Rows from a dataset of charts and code
----
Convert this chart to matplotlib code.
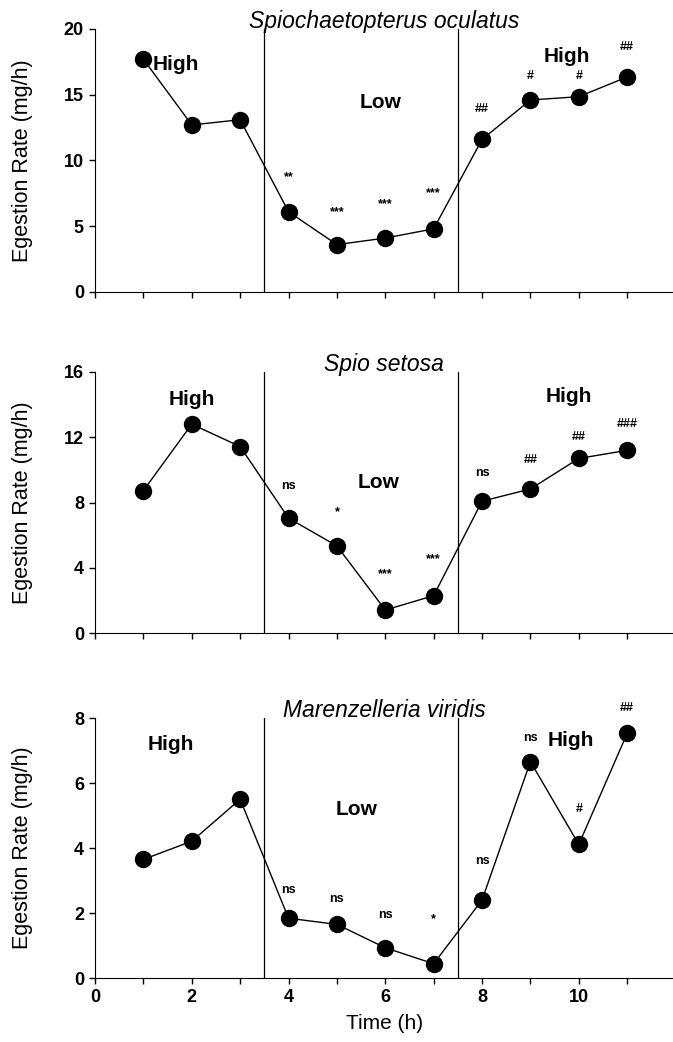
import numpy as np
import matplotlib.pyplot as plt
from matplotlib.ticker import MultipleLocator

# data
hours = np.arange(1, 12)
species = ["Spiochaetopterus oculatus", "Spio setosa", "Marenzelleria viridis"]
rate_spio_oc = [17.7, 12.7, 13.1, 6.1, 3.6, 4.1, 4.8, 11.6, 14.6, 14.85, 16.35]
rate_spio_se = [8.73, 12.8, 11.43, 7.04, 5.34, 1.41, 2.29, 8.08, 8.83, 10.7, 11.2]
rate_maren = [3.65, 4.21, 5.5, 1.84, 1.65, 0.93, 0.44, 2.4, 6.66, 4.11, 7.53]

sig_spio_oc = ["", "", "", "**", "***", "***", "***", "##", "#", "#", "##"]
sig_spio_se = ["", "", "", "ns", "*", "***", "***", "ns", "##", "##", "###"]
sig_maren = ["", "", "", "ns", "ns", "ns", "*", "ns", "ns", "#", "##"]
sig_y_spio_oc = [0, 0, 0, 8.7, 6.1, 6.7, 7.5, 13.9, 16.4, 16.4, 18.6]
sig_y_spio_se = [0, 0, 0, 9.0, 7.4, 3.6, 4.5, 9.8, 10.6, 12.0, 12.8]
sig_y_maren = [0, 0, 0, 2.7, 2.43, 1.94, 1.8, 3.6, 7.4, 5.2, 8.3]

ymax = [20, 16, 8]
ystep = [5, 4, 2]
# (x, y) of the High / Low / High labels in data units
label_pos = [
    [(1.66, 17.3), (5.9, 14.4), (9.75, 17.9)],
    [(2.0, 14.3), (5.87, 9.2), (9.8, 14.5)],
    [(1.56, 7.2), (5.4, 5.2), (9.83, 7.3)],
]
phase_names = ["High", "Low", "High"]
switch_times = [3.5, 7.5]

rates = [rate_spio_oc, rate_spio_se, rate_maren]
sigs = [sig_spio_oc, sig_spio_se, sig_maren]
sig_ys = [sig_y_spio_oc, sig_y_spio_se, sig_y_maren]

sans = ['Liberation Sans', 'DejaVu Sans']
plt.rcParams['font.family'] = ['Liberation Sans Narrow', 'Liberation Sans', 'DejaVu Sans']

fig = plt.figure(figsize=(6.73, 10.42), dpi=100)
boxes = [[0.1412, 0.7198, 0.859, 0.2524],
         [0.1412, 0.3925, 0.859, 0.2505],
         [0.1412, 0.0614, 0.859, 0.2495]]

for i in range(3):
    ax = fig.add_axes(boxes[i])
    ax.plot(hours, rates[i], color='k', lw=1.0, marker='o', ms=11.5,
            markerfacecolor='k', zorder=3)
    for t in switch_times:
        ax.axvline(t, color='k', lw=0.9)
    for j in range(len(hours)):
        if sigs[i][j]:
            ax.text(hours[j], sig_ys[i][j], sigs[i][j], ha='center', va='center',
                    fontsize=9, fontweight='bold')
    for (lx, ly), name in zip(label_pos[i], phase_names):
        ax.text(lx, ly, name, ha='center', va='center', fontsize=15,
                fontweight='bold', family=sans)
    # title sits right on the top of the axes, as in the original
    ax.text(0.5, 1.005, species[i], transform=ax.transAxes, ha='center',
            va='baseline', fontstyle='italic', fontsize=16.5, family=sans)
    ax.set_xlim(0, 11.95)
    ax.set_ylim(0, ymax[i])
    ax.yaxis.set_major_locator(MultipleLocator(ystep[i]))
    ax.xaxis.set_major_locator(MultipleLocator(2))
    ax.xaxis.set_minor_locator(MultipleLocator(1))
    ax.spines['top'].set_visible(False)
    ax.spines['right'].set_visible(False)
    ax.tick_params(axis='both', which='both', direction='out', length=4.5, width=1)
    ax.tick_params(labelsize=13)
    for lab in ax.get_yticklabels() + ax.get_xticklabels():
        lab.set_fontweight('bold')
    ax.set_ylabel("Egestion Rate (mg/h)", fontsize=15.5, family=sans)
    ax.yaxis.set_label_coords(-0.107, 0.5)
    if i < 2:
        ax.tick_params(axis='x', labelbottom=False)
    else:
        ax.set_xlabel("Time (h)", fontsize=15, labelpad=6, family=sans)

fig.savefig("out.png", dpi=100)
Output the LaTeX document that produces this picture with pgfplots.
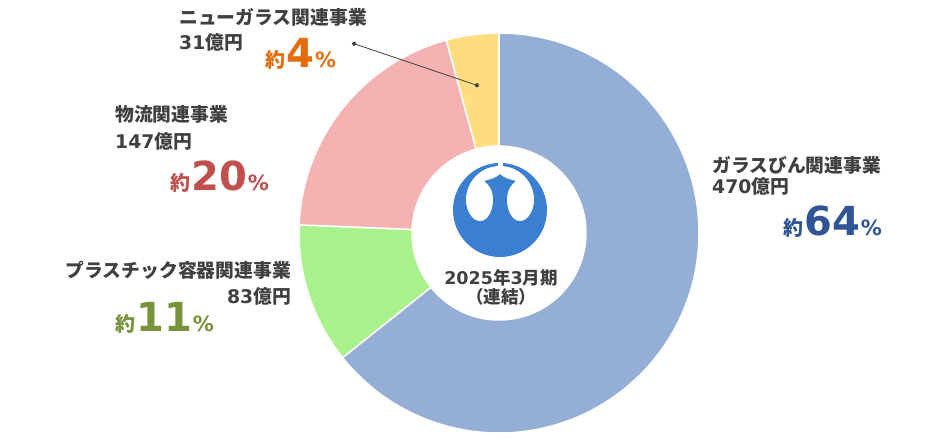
----
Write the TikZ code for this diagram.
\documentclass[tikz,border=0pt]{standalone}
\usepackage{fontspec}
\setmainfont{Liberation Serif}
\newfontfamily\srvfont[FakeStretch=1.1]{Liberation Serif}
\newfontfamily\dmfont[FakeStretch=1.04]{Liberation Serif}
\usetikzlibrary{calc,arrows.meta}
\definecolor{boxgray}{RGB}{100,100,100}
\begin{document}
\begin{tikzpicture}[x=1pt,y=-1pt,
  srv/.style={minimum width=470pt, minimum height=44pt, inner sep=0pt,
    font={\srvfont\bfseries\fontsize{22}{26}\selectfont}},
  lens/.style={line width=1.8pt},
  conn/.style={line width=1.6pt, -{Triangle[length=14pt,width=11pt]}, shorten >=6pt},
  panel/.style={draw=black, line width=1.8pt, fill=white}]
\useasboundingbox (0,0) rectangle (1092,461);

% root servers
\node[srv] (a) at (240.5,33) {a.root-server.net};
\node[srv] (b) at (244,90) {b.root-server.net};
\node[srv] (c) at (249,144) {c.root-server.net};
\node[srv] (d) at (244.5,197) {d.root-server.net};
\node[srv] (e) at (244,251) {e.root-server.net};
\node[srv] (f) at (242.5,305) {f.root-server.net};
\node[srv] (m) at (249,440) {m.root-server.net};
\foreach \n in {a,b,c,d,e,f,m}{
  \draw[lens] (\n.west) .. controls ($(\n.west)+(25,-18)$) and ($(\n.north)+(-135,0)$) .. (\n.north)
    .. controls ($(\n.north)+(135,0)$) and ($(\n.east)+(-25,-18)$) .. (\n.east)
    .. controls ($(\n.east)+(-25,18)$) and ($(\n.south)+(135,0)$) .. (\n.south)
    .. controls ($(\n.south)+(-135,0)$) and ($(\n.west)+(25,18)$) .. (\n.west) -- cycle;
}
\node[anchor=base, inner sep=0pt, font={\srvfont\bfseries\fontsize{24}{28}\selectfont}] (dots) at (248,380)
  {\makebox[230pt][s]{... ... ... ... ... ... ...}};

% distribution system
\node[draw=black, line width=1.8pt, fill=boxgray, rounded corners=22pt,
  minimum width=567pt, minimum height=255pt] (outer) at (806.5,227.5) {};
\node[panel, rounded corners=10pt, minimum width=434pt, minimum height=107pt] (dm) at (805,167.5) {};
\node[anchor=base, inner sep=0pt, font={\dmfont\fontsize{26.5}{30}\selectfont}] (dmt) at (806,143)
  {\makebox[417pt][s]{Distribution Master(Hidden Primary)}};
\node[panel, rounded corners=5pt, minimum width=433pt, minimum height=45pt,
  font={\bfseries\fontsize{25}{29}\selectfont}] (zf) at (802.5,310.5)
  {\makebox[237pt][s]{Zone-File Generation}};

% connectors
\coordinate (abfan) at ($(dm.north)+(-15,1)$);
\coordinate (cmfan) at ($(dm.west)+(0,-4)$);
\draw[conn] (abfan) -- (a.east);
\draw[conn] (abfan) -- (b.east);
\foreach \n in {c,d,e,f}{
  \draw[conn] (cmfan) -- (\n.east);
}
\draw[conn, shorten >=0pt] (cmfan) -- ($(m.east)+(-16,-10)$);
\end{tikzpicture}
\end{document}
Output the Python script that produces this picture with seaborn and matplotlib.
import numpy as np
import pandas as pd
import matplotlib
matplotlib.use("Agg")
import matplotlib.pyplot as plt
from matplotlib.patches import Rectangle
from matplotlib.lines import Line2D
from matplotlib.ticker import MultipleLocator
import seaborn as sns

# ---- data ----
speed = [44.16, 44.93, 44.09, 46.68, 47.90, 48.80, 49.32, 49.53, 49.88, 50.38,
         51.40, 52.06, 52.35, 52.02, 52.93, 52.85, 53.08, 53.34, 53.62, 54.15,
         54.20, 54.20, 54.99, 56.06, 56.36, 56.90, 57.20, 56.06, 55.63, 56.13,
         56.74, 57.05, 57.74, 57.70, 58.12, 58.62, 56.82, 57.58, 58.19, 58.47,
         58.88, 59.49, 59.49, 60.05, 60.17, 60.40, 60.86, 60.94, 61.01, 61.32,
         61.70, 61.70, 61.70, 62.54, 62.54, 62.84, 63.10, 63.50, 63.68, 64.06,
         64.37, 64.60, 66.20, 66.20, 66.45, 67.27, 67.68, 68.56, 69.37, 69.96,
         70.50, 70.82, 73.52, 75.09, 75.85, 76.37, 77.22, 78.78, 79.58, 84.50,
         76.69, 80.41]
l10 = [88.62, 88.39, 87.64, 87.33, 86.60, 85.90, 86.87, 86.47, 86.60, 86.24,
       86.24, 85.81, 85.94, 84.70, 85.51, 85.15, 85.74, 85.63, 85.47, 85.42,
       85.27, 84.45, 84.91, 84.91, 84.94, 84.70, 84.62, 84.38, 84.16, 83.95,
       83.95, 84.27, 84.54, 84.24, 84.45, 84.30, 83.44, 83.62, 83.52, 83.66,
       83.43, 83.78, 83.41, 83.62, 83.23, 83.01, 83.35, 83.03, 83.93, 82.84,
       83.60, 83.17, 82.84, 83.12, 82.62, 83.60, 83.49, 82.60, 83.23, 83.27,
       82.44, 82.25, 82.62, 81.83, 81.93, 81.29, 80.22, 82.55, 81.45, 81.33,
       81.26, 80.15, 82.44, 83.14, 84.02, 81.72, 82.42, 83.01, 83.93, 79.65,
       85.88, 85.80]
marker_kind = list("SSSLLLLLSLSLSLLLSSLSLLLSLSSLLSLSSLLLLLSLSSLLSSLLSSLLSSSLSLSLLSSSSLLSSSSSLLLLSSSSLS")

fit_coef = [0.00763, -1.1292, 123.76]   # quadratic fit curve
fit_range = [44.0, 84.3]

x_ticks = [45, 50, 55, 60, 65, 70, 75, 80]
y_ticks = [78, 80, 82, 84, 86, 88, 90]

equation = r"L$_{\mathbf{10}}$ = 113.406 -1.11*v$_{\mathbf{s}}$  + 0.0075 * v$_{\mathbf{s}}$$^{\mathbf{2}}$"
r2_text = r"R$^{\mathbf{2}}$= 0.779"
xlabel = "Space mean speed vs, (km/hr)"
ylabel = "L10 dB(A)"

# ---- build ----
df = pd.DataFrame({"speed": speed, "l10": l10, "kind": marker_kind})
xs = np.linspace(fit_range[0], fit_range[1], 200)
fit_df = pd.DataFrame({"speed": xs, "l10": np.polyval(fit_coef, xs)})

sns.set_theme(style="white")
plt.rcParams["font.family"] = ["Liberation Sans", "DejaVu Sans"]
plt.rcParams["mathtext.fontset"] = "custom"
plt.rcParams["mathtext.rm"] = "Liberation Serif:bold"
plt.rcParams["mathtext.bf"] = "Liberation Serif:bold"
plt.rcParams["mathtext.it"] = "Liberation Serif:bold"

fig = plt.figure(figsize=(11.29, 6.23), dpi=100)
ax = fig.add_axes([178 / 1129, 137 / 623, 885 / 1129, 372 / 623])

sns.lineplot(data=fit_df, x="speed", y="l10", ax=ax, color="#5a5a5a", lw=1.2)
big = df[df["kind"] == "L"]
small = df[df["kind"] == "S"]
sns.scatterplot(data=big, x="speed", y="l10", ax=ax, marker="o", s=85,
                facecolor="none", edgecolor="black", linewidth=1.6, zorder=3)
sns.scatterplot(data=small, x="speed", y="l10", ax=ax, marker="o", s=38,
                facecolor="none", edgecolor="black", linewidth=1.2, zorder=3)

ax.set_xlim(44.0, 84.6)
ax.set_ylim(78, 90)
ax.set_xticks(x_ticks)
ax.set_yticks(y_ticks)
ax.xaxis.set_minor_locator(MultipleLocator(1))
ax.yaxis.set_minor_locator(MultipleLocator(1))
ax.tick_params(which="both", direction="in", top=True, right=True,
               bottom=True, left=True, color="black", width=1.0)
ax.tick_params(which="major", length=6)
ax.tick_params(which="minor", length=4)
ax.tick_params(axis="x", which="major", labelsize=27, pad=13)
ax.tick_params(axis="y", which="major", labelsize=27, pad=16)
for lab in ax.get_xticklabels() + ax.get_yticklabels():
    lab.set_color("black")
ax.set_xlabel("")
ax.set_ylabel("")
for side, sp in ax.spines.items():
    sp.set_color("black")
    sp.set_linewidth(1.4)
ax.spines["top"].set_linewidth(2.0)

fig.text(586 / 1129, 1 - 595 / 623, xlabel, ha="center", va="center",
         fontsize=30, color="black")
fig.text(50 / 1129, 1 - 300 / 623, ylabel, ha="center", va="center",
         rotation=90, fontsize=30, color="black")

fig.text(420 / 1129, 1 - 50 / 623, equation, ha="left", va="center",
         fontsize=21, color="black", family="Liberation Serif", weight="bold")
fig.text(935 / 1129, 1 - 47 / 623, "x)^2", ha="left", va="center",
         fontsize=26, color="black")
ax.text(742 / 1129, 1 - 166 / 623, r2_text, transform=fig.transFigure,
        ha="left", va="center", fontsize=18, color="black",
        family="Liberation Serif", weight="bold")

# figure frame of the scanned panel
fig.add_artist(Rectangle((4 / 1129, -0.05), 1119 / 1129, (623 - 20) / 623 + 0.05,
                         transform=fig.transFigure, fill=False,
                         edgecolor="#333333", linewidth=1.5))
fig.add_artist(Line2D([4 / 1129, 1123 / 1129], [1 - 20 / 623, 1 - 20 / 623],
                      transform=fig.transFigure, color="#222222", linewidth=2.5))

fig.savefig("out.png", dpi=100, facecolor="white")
----
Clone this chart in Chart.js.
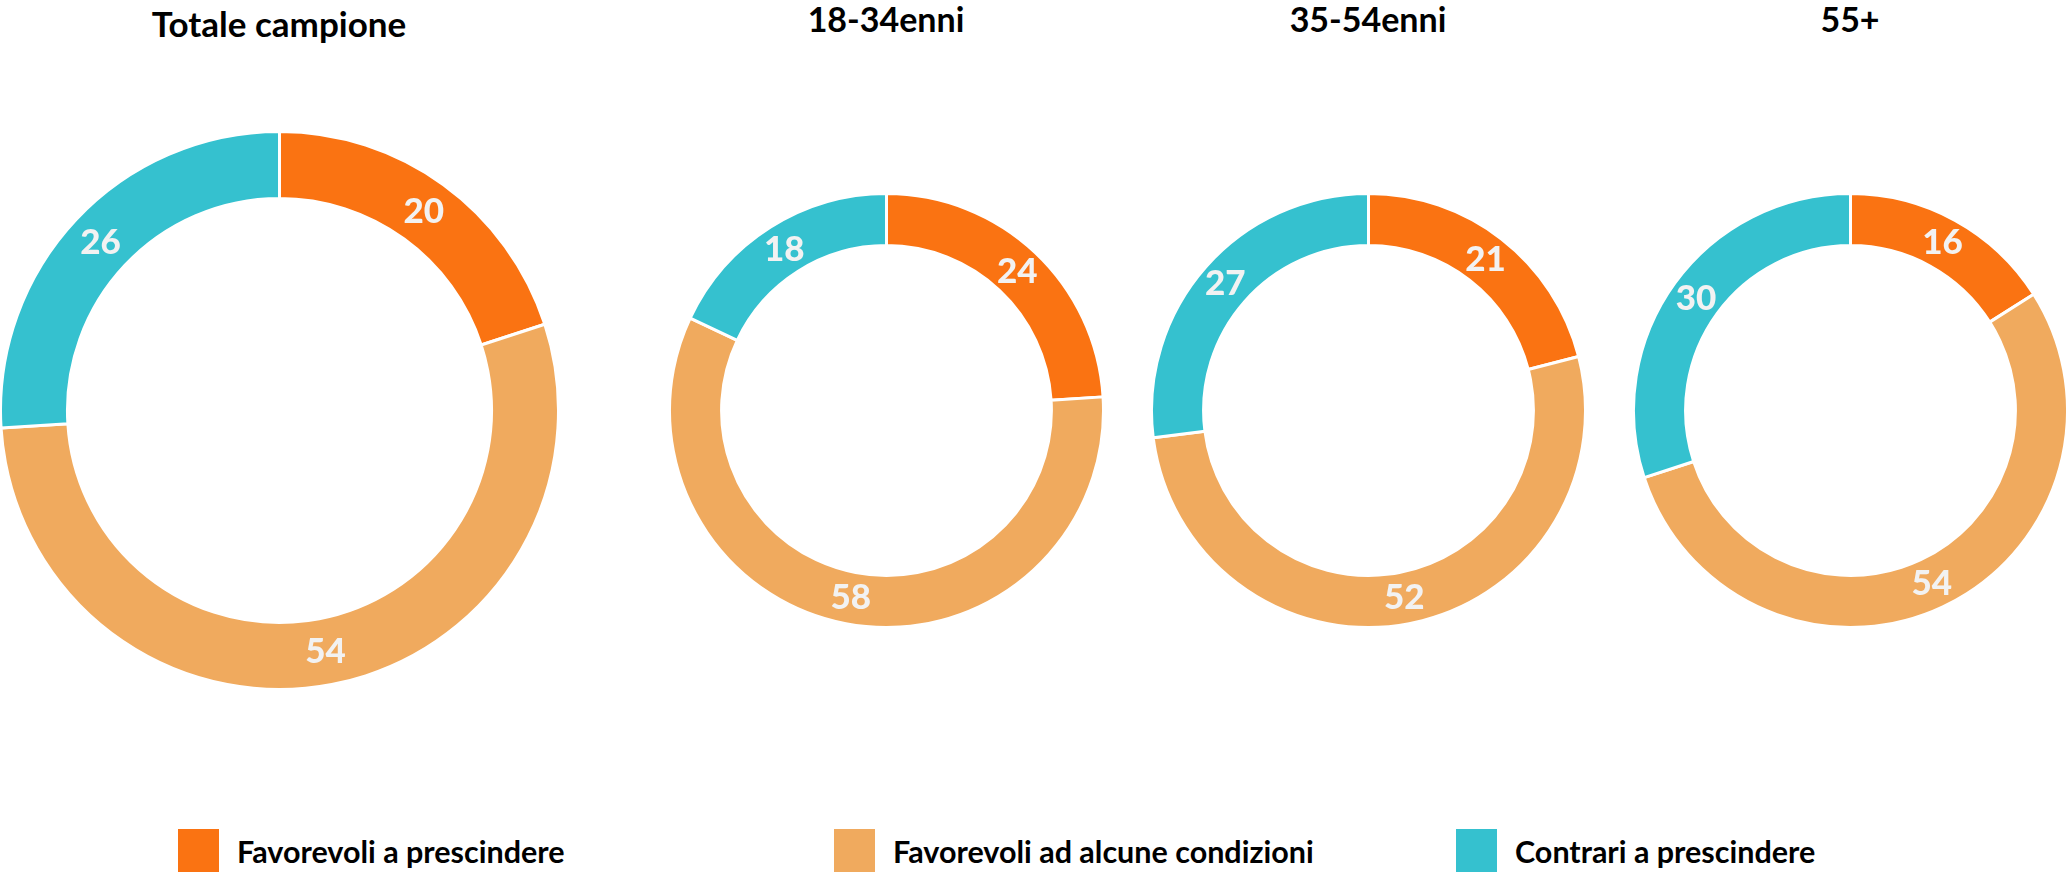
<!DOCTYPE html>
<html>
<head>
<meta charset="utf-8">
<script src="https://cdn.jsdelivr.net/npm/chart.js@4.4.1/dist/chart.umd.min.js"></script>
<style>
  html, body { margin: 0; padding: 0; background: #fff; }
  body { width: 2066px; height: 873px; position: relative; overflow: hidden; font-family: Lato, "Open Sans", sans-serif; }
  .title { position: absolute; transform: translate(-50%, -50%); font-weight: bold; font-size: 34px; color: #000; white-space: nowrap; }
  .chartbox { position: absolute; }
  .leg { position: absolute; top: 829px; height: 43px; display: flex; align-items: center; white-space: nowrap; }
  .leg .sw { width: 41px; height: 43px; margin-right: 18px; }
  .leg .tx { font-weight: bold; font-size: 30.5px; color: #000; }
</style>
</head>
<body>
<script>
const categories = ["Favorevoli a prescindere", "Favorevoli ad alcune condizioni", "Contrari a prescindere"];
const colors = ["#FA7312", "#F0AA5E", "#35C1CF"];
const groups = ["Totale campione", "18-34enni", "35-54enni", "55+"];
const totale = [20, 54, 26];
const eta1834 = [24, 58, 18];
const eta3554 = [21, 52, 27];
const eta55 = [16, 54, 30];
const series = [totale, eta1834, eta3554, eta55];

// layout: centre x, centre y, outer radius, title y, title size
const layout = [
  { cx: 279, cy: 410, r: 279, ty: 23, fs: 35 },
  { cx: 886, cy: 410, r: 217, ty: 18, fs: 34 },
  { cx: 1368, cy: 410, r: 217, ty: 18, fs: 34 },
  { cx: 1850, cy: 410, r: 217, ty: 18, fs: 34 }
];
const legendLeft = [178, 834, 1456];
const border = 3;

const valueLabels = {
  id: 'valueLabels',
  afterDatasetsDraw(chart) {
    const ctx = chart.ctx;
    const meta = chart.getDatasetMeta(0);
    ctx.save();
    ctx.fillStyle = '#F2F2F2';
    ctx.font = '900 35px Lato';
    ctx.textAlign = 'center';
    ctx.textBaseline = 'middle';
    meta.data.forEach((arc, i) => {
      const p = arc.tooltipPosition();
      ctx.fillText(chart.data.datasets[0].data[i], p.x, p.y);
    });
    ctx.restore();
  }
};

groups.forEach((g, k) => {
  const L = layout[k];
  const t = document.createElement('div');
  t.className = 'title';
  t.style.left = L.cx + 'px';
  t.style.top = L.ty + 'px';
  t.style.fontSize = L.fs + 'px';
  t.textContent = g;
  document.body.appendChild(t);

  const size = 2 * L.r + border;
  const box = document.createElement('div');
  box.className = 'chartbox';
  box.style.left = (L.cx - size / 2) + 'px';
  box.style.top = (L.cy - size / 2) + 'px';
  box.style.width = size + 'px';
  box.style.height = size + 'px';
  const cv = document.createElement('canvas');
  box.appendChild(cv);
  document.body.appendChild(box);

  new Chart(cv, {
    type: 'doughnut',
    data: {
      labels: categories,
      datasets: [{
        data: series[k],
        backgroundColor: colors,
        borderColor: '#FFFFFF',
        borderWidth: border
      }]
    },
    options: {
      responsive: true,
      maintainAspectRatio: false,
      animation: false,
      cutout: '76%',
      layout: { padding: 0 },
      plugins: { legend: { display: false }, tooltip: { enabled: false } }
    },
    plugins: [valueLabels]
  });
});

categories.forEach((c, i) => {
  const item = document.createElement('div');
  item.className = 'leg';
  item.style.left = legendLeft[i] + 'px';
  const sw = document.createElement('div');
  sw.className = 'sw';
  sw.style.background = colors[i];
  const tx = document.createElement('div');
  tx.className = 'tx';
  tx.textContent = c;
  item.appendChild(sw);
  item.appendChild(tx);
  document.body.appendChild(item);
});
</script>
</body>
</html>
----
SET PROBLEM >> Above are the records; copy exactly the lines from the one with "Convert this chart to matplotlib code." through the one with "plt.rcParams['font.family'] = ['Liberation", including both, and nothing more. Leave out pictures.

EXERCISE RESPONSE >>
Convert this chart to matplotlib code.
import numpy as np
import matplotlib.pyplot as plt
from matplotlib.ticker import MultipleLocator

# data
hours = np.arange(1, 12)
species = ["Spiochaetopterus oculatus", "Spio setosa", "Marenzelleria viridis"]
rate_spio_oc = [17.7, 12.7, 13.1, 6.1, 3.6, 4.1, 4.8, 11.6, 14.6, 14.85, 16.35]
rate_spio_se = [8.73, 12.8, 11.43, 7.04, 5.34, 1.41, 2.29, 8.08, 8.83, 10.7, 11.2]
rate_maren = [3.65, 4.21, 5.5, 1.84, 1.65, 0.93, 0.44, 2.4, 6.66, 4.11, 7.53]

sig_spio_oc = ["", "", "", "**", "***", "***", "***", "##", "#", "#", "##"]
sig_spio_se = ["", "", "", "ns", "*", "***", "***", "ns", "##", "##", "###"]
sig_maren = ["", "", "", "ns", "ns", "ns", "*", "ns", "ns", "#", "##"]
sig_y_spio_oc = [0, 0, 0, 8.7, 6.1, 6.7, 7.5, 13.9, 16.4, 16.4, 18.6]
sig_y_spio_se = [0, 0, 0, 9.0, 7.4, 3.6, 4.5, 9.8, 10.6, 12.0, 12.8]
sig_y_maren = [0, 0, 0, 2.7, 2.43, 1.94, 1.8, 3.6, 7.4, 5.2, 8.3]

ymax = [20, 16, 8]
ystep = [5, 4, 2]
# (x, y) of the High / Low / High labels in data units
label_pos = [
    [(1.66, 17.3), (5.9, 14.4), (9.75, 17.9)],
    [(2.0, 14.3), (5.87, 9.2), (9.8, 14.5)],
    [(1.56, 7.2), (5.4, 5.2), (9.83, 7.3)],
]
phase_names = ["High", "Low", "High"]
switch_times = [3.5, 7.5]

rates = [rate_spio_oc, rate_spio_se, rate_maren]
sigs = [sig_spio_oc, sig_spio_se, sig_maren]
sig_ys = [sig_y_spio_oc, sig_y_spio_se, sig_y_maren]

sans = ['Liberation Sans', 'DejaVu Sans']
plt.rcParams['font.family'] = ['Liberation Sans Narrow', 'Liberation Sans', 'DejaVu Sans']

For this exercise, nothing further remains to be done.